Exercise:
Could the lines from the start of the data through the line with "const Tau2 = [4.8e-4, 1e-12];" be set down exactly, with no pictures among them?

______________________________

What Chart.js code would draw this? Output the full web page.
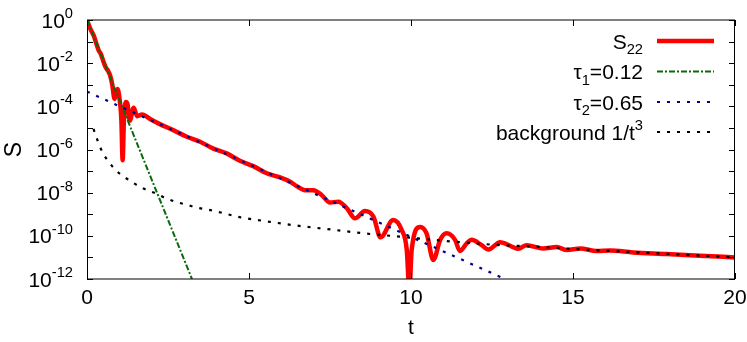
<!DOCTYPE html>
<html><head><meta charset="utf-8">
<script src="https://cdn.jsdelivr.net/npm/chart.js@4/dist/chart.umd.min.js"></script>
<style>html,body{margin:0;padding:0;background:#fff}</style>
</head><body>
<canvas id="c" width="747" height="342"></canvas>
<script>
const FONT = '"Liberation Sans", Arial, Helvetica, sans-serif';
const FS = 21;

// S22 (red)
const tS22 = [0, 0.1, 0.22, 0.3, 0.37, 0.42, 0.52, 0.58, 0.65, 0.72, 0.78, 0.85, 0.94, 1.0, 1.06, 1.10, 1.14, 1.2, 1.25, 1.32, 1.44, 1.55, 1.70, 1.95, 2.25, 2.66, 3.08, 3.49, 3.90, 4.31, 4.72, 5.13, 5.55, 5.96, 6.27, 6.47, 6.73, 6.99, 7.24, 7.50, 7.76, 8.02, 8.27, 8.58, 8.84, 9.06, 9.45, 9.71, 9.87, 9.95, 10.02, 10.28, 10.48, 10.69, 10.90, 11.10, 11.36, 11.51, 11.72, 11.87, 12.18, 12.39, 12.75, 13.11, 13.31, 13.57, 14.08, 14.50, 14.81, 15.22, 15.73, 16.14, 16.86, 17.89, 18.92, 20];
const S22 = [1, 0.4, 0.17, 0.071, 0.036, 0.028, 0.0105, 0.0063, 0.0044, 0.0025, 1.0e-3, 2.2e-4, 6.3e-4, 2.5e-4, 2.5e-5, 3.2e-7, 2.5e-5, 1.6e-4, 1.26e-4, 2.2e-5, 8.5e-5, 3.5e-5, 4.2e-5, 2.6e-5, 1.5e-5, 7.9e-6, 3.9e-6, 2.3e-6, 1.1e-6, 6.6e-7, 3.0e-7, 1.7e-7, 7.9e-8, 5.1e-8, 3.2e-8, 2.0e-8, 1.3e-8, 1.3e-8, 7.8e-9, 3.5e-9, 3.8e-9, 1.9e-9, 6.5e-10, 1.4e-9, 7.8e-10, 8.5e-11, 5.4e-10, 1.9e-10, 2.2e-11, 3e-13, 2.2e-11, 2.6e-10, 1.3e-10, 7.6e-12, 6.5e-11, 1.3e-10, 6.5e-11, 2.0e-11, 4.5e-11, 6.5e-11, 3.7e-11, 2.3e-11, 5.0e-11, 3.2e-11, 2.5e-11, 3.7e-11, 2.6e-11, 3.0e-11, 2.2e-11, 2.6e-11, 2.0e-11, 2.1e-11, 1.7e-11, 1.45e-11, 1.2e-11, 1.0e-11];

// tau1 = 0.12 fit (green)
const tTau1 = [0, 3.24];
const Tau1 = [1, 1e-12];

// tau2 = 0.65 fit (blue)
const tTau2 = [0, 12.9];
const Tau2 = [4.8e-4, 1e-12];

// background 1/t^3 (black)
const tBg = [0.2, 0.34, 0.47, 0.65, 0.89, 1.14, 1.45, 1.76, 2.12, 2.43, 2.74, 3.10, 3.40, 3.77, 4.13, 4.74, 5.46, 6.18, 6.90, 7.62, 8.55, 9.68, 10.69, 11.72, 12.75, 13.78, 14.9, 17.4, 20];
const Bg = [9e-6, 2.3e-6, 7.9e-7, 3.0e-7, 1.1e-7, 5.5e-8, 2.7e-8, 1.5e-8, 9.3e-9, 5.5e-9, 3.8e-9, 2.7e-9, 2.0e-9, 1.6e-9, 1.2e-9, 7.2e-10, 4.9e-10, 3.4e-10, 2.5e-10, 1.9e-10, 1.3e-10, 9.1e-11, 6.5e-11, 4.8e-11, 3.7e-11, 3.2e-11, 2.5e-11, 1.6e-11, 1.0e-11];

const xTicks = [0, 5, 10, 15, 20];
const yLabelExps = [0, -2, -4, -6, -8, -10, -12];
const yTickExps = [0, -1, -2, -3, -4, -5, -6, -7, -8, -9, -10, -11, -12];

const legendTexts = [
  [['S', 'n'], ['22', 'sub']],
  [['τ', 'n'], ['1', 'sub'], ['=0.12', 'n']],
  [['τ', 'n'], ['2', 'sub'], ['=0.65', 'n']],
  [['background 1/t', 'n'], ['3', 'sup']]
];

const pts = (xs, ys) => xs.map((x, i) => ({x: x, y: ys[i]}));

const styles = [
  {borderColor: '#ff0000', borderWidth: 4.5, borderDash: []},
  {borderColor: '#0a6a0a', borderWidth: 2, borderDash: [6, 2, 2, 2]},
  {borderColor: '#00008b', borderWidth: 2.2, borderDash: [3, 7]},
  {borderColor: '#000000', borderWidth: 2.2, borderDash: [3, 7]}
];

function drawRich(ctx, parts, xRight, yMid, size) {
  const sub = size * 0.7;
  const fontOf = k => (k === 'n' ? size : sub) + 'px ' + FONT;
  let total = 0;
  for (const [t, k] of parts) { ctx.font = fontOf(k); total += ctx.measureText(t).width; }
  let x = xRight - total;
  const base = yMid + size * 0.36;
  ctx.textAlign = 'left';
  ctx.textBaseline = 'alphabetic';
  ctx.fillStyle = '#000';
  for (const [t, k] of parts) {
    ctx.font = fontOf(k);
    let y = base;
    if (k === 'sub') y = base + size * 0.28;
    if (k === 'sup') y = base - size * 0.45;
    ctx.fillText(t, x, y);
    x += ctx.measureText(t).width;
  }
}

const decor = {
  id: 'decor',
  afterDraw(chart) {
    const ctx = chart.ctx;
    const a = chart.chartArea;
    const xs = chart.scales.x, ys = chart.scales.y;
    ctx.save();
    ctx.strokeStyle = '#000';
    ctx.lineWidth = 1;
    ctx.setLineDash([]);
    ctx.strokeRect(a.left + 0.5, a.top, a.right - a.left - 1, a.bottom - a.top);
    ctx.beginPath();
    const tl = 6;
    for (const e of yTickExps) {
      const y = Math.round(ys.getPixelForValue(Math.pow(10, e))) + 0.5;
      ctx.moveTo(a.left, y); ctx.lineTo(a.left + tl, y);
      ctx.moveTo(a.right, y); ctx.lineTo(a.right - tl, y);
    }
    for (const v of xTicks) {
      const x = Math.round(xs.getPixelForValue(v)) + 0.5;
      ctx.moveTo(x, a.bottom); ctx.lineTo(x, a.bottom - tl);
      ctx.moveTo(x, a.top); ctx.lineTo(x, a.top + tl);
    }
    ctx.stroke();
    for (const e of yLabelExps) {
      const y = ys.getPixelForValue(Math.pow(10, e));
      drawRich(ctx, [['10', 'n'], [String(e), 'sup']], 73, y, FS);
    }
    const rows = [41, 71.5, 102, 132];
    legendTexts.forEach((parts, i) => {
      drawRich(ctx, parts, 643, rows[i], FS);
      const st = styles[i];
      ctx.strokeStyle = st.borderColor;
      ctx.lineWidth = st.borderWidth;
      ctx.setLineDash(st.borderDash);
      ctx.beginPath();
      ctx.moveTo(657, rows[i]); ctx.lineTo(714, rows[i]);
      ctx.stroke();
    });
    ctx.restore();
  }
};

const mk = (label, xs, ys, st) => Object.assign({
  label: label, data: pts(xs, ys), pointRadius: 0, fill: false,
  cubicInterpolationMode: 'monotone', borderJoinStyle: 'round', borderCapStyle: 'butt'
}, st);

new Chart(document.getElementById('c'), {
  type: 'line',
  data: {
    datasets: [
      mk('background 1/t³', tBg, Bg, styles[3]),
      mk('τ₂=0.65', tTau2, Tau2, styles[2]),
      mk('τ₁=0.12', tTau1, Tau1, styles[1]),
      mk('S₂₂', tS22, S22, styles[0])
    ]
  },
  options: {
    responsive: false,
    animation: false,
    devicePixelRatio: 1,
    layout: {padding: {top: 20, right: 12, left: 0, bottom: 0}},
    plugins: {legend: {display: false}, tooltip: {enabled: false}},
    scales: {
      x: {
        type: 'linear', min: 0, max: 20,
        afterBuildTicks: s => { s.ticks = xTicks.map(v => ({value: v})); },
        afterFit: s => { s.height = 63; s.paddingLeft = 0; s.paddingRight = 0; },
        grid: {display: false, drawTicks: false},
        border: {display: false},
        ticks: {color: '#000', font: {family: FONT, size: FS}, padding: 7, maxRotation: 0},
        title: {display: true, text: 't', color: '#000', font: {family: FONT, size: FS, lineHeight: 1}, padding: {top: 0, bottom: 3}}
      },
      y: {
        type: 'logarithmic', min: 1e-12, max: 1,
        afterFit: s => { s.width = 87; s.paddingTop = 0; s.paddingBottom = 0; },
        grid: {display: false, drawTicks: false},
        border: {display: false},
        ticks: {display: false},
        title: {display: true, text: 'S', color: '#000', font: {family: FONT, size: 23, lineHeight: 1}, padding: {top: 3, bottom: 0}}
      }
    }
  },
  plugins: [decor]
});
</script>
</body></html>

______________________________

Response below:
What Chart.js code would draw this? Output the full web page.
<!DOCTYPE html>
<html><head><meta charset="utf-8">
<script src="https://cdn.jsdelivr.net/npm/chart.js@4/dist/chart.umd.min.js"></script>
<style>html,body{margin:0;padding:0;background:#fff}</style>
</head><body>
<canvas id="c" width="747" height="342"></canvas>
<script>
const FONT = '"Liberation Sans", Arial, Helvetica, sans-serif';
const FS = 21;

// S22 (red)
const tS22 = [0, 0.1, 0.22, 0.3, 0.37, 0.42, 0.52, 0.58, 0.65, 0.72, 0.78, 0.85, 0.94, 1.0, 1.06, 1.10, 1.14, 1.2, 1.25, 1.32, 1.44, 1.55, 1.70, 1.95, 2.25, 2.66, 3.08, 3.49, 3.90, 4.31, 4.72, 5.13, 5.55, 5.96, 6.27, 6.47, 6.73, 6.99, 7.24, 7.50, 7.76, 8.02, 8.27, 8.58, 8.84, 9.06, 9.45, 9.71, 9.87, 9.95, 10.02, 10.28, 10.48, 10.69, 10.90, 11.10, 11.36, 11.51, 11.72, 11.87, 12.18, 12.39, 12.75, 13.11, 13.31, 13.57, 14.08, 14.50, 14.81, 15.22, 15.73, 16.14, 16.86, 17.89, 18.92, 20];
const S22 = [1, 0.4, 0.17, 0.071, 0.036, 0.028, 0.0105, 0.0063, 0.0044, 0.0025, 1.0e-3, 2.2e-4, 6.3e-4, 2.5e-4, 2.5e-5, 3.2e-7, 2.5e-5, 1.6e-4, 1.26e-4, 2.2e-5, 8.5e-5, 3.5e-5, 4.2e-5, 2.6e-5, 1.5e-5, 7.9e-6, 3.9e-6, 2.3e-6, 1.1e-6, 6.6e-7, 3.0e-7, 1.7e-7, 7.9e-8, 5.1e-8, 3.2e-8, 2.0e-8, 1.3e-8, 1.3e-8, 7.8e-9, 3.5e-9, 3.8e-9, 1.9e-9, 6.5e-10, 1.4e-9, 7.8e-10, 8.5e-11, 5.4e-10, 1.9e-10, 2.2e-11, 3e-13, 2.2e-11, 2.6e-10, 1.3e-10, 7.6e-12, 6.5e-11, 1.3e-10, 6.5e-11, 2.0e-11, 4.5e-11, 6.5e-11, 3.7e-11, 2.3e-11, 5.0e-11, 3.2e-11, 2.5e-11, 3.7e-11, 2.6e-11, 3.0e-11, 2.2e-11, 2.6e-11, 2.0e-11, 2.1e-11, 1.7e-11, 1.45e-11, 1.2e-11, 1.0e-11];

// tau1 = 0.12 fit (green)
const tTau1 = [0, 3.24];
const Tau1 = [1, 1e-12];

// tau2 = 0.65 fit (blue)
const tTau2 = [0, 12.9];
const Tau2 = [4.8e-4, 1e-12];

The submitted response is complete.